Opinion
2013-11-6
Terry D. Horner, Poughkeepsie, N.Y., for appellant. Yasmin Daley Duncan, Brooklyn, N.Y., for respondent.
Terry D. Horner, Poughkeepsie, N.Y., for appellant. Yasmin Daley Duncan, Brooklyn, N.Y., for respondent.
Jeffrey C. Bluth, Brooklyn, N.Y., attorney for the children.
In related custody and visitation proceedings pursuant to Family Court Act article 6, the father appeals, as limited by his brief, from so much of an order of the Family Court, Dutchess County (Guzman, Ct. Atty. Ref.), dated May 7, 2012, as, after a hearing, in effect, granted the children's application to modify a prior order of custody of the same court (Forman, J.), dated September 23, 2009, so as to vacate so much of that order as directed the parents to “offer the children to the other parent” for visitation in the event that they were “unavailable for when they have the children in their care.”
ORDERED that the order dated May 7, 2012, is affirmed insofar as appealed from, without costs or disbursements.

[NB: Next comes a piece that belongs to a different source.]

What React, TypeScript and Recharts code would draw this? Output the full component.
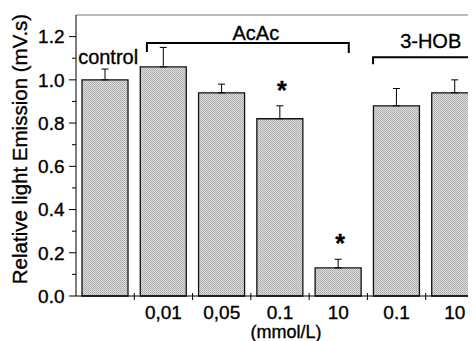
import {
  Bar,
  BarChart,
  ErrorBar,
  Label,
  LabelList,
  ReferenceDot,
  ReferenceLine,
  XAxis,
  YAxis,
} from "recharts";

const FONT = "'Liberation Sans', Arial, Helvetica, sans-serif";
const INK = { fill: "#000", stroke: "#000", strokeWidth: 0.35, fontFamily: FONT };

const categories = ["control", "AcAc 0,01", "AcAc 0,05", "AcAc 0.1", "AcAc 10", "3-HOB 0.1", "3-HOB 10"];
const tickLabels = ["", "0,01", "0,05", "0.1", "10", "0.1", "10"];
const values = [1.0, 1.06, 0.94, 0.82, 0.13, 0.88, 0.94];
const errors = [0.05, 0.09, 0.04, 0.06, 0.04, 0.08, 0.06];
const significant = [false, false, false, true, true, false, false];
const yTicks = [0, 0.1, 0.2, 0.3, 0.4, 0.5, 0.6, 0.7, 0.8, 0.9, 1.0, 1.1, 1.2];

const data = categories.map((name, i) => ({
  name,
  value: values[i],
  err: [0, errors[i]],
}));

const YTick = (props: any) => {
  const { x, y, payload } = props;
  const v = payload.value as number;
  const major = Math.round(v * 10) % 2 === 0;
  return (
    <g>
      <line x1={x - (major ? 7 : 4)} x2={x} y1={y} y2={y} stroke="#000" strokeWidth={1} />
      {major && (
        <text x={x - 11.5} y={y} dy="0.36em" textAnchor="end" fontSize={19} {...INK}>
          {v.toFixed(1)}
        </text>
      )}
    </g>
  );
};

const XTick = (props: any) => {
  const { x, y, payload } = props;
  const i = payload.index ?? props.index ?? 0;
  const half = payload.offset || 29.1;
  return (
    <g>
      <line x1={x + half} x2={x + half} y1={y - 3} y2={y + 4} stroke="#000" strokeWidth={1} />
      <text x={x} y={y + 22.5} textAnchor="middle" fontSize={19} {...INK}>
        {tickLabels[i]}
      </text>
    </g>
  );
};

const bracket = (label: string, left: number, right: number, dropL: number, dropR: number, labelDx: number, labelDy: number) =>
  (props: any) => {
    const { x1, y1, x2 } = props;
    const xa = x1 + left;
    const xb = x2 + right;
    const d = `M${xa},${y1 + dropL} V${y1} H${xb}` + (dropR ? ` V${y1 + dropR}` : "");
    return (
      <g>
        <path d={d} fill="none" stroke="#000" strokeWidth={2} />
        <text x={(x1 + x2) / 2 + labelDx} y={y1 + labelDy} textAnchor="middle" fontSize={20} {...INK}>
          {label}
        </text>
      </g>
    );
  };

const Star = (props: any) => {
  const { x, y, width, height, index } = props;
  if (!significant[index]) return null;
  const errPx = (height * errors[index]) / values[index];
  return (
    <text x={x + width / 2 + 2} y={y - errPx - 7} textAnchor="middle" fontSize={25} fontWeight="bold" {...INK}>
      *
    </text>
  );
};

const YLabel = (props: any) => {
  const vb = props.viewBox || { x: 0, y: 7, width: 68, height: 281 };
  const cx = vb.x + 18.5;
  const cy = vb.y + vb.height / 2 - 6.5;
  return (
    <text x={cx} y={cy} transform={`rotate(-90, ${cx}, ${cy})`} textAnchor="middle" fontSize={20.5} {...INK}>
      Relative light Emission (mV.s)
    </text>
  );
};

const XLabel = (props: any) => {
  const vb = props.viewBox || { x: 68, y: 288, width: 408, height: 30 };
  return (
    <text x={278} y={vb.y + 41.5} textAnchor="middle" fontSize={18} {...INK}>
      (mmol/L)
    </text>
  );
};

export default function App() {
  return (
    <div style={{ width: 468, height: 333, overflow: "hidden", background: "#fff" }}>
      <BarChart width={476} height={333} data={data} margin={{ top: 7, right: 0, bottom: 15, left: 0 }}>
        <defs>
          <pattern id="stipple" width="2" height="2" patternUnits="userSpaceOnUse">
            <rect width="2" height="2" fill="#dcdcdc" />
            <rect width="1" height="1" fill="#aaaaaa" />
            <rect x="1" y="1" width="1" height="1" fill="#b6b6b6" />
          </pattern>
        </defs>
        <XAxis
          dataKey="name"
          height={30}
          interval={0}
          tickSize={0}
          tickMargin={0}
          tick={<XTick />}
          axisLine={{ stroke: "#000", strokeWidth: 1 }}
        >
          <Label content={<XLabel />} />
        </XAxis>
        <YAxis
          width={68}
          domain={[0, 1.3]}
          ticks={yTicks}
          interval={0}
          tickSize={0}
          tickMargin={0}
          tick={<YTick />}
          axisLine={{ stroke: "#000", strokeWidth: 1 }}
        >
          <Label content={<YLabel />} />
        </YAxis>
        <ReferenceLine y={1.3} stroke="#777" strokeWidth={1} />
        <Bar dataKey="value" barSize={46} fill="url(#stipple)" stroke="#111" strokeWidth={1.3} isAnimationActive={false}>
          <ErrorBar dataKey="err" direction="y" width={3.5} stroke="#000" strokeWidth={1} />
          <LabelList dataKey="value" content={<Star />} />
        </Bar>
        <ReferenceLine
          segment={[
            { x: "AcAc 0,01", y: 1.17 },
            { x: "AcAc 10", y: 1.17 },
          ]}
          shape={bracket("AcAc", -16.5, 10.5, 9, 10, 5, -3)}
        />
        <ReferenceLine
          segment={[
            { x: "3-HOB 0.1", y: 1.105 },
            { x: "3-HOB 10", y: 1.105 },
          ]}
          shape={bracket("3-HOB", -23.5, 60, 7, 0, 5, -9)}
        />
        <ReferenceDot
          x="control"
          y={1.1}
          r={0}
          shape={(p: any) => (
            <text x={p.cx + 3} y={p.cy + 6} textAnchor="middle" fontSize={20} {...INK}>
              control
            </text>
          )}
        />
      </BarChart>
    </div>
  );
}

Generally, to modify an existing court-approved custody arrangement, there must be a showing of a change in circumstances such that modification is required in the best interests of the children ( see Matter of Ellis v. Burke, 108 A.D.3d 764, 970 N.Y.S.2d 251;Matter of Gonnard v. Guido, 108 A.D.3d 709, 970 N.Y.S.2d 55). “[I]nasmuch as custody determinations turn in large part on assessments of the credibility, character, temperament, and sincerity of the parties, the Family Court's determination should be disturbed only if it lacks a sound and substantial basis in the record” (Matter of Bacchi v. Clancy, 101 A.D.3d 993, 993, 957 N.Y.S.2d 242;see Eschbach v. Eschbach, 56 N.Y.2d 167, 173–174, 451 N.Y.S.2d 658, 436 N.E.2d 1260).

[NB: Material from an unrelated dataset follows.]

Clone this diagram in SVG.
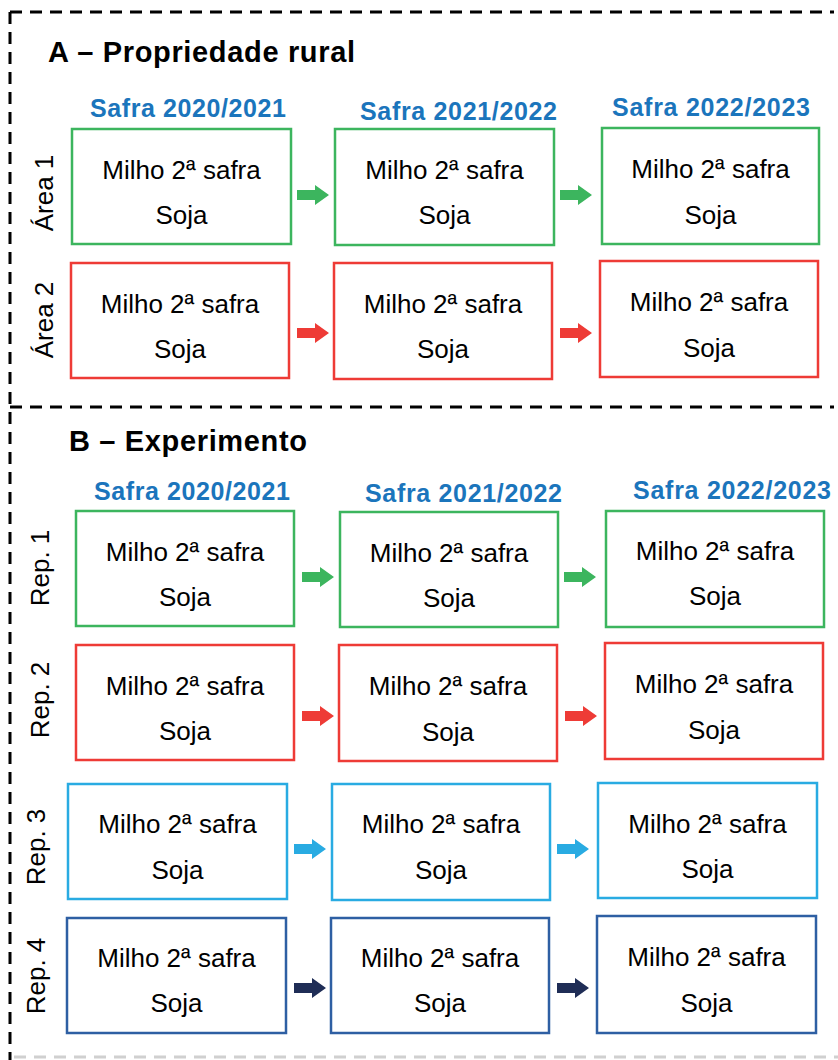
<svg xmlns="http://www.w3.org/2000/svg" width="838" height="1060" viewBox="0 0 838 1060">
<style>
.frame{fill:none;stroke:#000;stroke-width:3;stroke-dasharray:12 8}
.faint{fill:none;stroke:#d0d0d0;stroke-width:3;stroke-dasharray:12 8}
.title{font-family:"Liberation Sans",Arial,sans-serif;font-weight:bold;font-size:29px;fill:#000}
.hdr{font-family:"Liberation Sans",Arial,sans-serif;font-weight:bold;font-size:25px;fill:#1b75bc}
.lbl{font-family:"Liberation Sans",Arial,sans-serif;font-size:26px;fill:#000;text-anchor:middle}
.txt{font-family:"Liberation Sans",Arial,sans-serif;font-size:26px;fill:#000;text-anchor:middle}
.box{fill:#fff;stroke-width:2.5}
.g{stroke:#3cb55e}.r{stroke:#ee3b36}.c{stroke:#29abe2}.b{stroke:#2e5fa3}
</style>
<defs>
<path id="arr" d="M0,-5 H18 V-10 L32,0 L18,10 V5 H0 Z"/>
</defs>
<rect width="838" height="1060" fill="#fff"/>
<g id="frames">
<line class="frame" x1="10" y1="12" x2="834" y2="12"/>
<line class="frame" x1="10" y1="12" x2="10" y2="1060"/>
<line class="frame" x1="10" y1="407" x2="834" y2="407"/>
<line class="faint" x1="14" y1="1057" x2="838" y2="1057"/>
</g>
<g id="titles">
<text class="title" x="48" y="62" textLength="307">A – Propriedade rural</text>
<text class="title" x="69" y="451" textLength="238">B – Experimento</text>
<text class="hdr" x="90" y="117" textLength="196">Safra 2020/2021</text>
<text class="hdr" x="360" y="120" textLength="197">Safra 2021/2022</text>
<text class="hdr" x="612" y="116" textLength="198">Safra 2022/2023</text>
<text class="hdr" x="94" y="500" textLength="196">Safra 2020/2021</text>
<text class="hdr" x="365" y="502" textLength="197">Safra 2021/2022</text>
<text class="hdr" x="633" y="499" textLength="198">Safra 2022/2023</text>
</g>
<g id="rowlabels">
<text class="lbl" transform="translate(53,193) rotate(-90)">Área 1</text>
<text class="lbl" transform="translate(53,320) rotate(-90)">Área 2</text>
<text class="lbl" transform="translate(49,568) rotate(-90)">Rep. 1</text>
<text class="lbl" transform="translate(49,700) rotate(-90)">Rep. 2</text>
<text class="lbl" transform="translate(45,847) rotate(-90)">Rep. 3</text>
<text class="lbl" transform="translate(45,976) rotate(-90)">Rep. 4</text>
</g>
<g id="a1-1"><rect class="box g" x="72" y="129" width="219" height="115"/><text class="txt" x="181.5" y="179">Milho 2ª safra</text><text class="txt" x="181.5" y="224">Soja</text></g>
<g id="a1-2"><rect class="box g" x="335" y="129" width="219" height="116"/><text class="txt" x="444.5" y="179">Milho 2ª safra</text><text class="txt" x="444.5" y="224">Soja</text></g>
<g id="a1-3"><rect class="box g" x="602" y="128" width="217" height="116"/><text class="txt" x="710.5" y="178">Milho 2ª safra</text><text class="txt" x="710.5" y="224">Soja</text></g>
<g id="a2-1"><rect class="box r" x="71" y="263" width="218" height="115"/><text class="txt" x="180" y="313">Milho 2ª safra</text><text class="txt" x="180" y="358">Soja</text></g>
<g id="a2-2"><rect class="box r" x="334" y="263" width="218" height="116"/><text class="txt" x="443" y="313">Milho 2ª safra</text><text class="txt" x="443" y="358">Soja</text></g>
<g id="a2-3"><rect class="box r" x="600" y="261" width="218" height="116"/><text class="txt" x="709" y="311">Milho 2ª safra</text><text class="txt" x="709" y="357">Soja</text></g>
<g id="b1-1"><rect class="box g" x="76" y="511" width="218" height="115"/><text class="txt" x="185" y="561">Milho 2ª safra</text><text class="txt" x="185" y="606">Soja</text></g>
<g id="b1-2"><rect class="box g" x="340" y="512" width="218" height="115"/><text class="txt" x="449" y="562">Milho 2ª safra</text><text class="txt" x="449" y="607">Soja</text></g>
<g id="b1-3"><rect class="box g" x="606" y="511" width="218" height="116"/><text class="txt" x="715" y="560">Milho 2ª safra</text><text class="txt" x="715" y="605">Soja</text></g>
<g id="b2-1"><rect class="box r" x="76" y="645" width="218" height="115"/><text class="txt" x="185" y="695">Milho 2ª safra</text><text class="txt" x="185" y="740">Soja</text></g>
<g id="b2-2"><rect class="box r" x="339" y="645" width="218" height="116"/><text class="txt" x="448" y="695">Milho 2ª safra</text><text class="txt" x="448" y="741">Soja</text></g>
<g id="b2-3"><rect class="box r" x="605" y="643" width="218" height="116"/><text class="txt" x="714" y="693">Milho 2ª safra</text><text class="txt" x="714" y="739">Soja</text></g>
<g id="b3-1"><rect class="box c" x="68" y="784" width="219" height="115"/><text class="txt" x="177.5" y="833">Milho 2ª safra</text><text class="txt" x="177.5" y="879">Soja</text></g>
<g id="b3-2"><rect class="box c" x="332" y="784" width="218" height="116"/><text class="txt" x="441" y="833">Milho 2ª safra</text><text class="txt" x="441" y="879">Soja</text></g>
<g id="b3-3"><rect class="box c" x="598" y="783" width="219" height="115"/><text class="txt" x="707.5" y="833">Milho 2ª safra</text><text class="txt" x="707.5" y="878">Soja</text></g>
<g id="b4-1"><rect class="box b" x="67" y="918" width="219" height="115"/><text class="txt" x="176.5" y="967">Milho 2ª safra</text><text class="txt" x="176.5" y="1012">Soja</text></g>
<g id="b4-2"><rect class="box b" x="331" y="918" width="218" height="115"/><text class="txt" x="440" y="967">Milho 2ª safra</text><text class="txt" x="440" y="1012">Soja</text></g>
<g id="b4-3"><rect class="box b" x="597" y="916" width="219" height="117"/><text class="txt" x="706.5" y="966">Milho 2ª safra</text><text class="txt" x="706.5" y="1012">Soja</text></g>
<g id="connectors">
<use href="#arr" x="297" y="195" fill="#3cb55e"/>
<use href="#arr" x="560" y="195" fill="#3cb55e"/>
<use href="#arr" x="297" y="333" fill="#ee3b36"/>
<use href="#arr" x="560" y="333" fill="#ee3b36"/>
<use href="#arr" x="302" y="577" fill="#3cb55e"/>
<use href="#arr" x="564" y="577" fill="#3cb55e"/>
<use href="#arr" x="302" y="716" fill="#ee3b36"/>
<use href="#arr" x="565" y="716" fill="#ee3b36"/>
<use href="#arr" x="294" y="849" fill="#29abe2"/>
<use href="#arr" x="557" y="849" fill="#29abe2"/>
<use href="#arr" x="294" y="988" fill="#1f2d56"/>
<use href="#arr" x="557" y="988" fill="#1f2d56"/>
</g>
</svg>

Here, the Family Court's determination that there had been a sufficient change in circumstances to warrant modification of the prior order of custody dated September 23, 2009, to the extent of vacating so much of that order as directed the parents to “offer the children to the other parent” for visitation in the event that they were “unavailable for when they have the children in their care,” was supported by a sound and substantial basis in the record. The evidence in the record demonstrates that the provision caused acrimony between the parents ( see Matter of Grunwald v. Grunwald, 108 A.D.3d 537, 539–540, 968 N.Y.S.2d 575) and, thus, was not in the best interests of the children.
The father's remaining contentions are either without merit or not properly before this Court.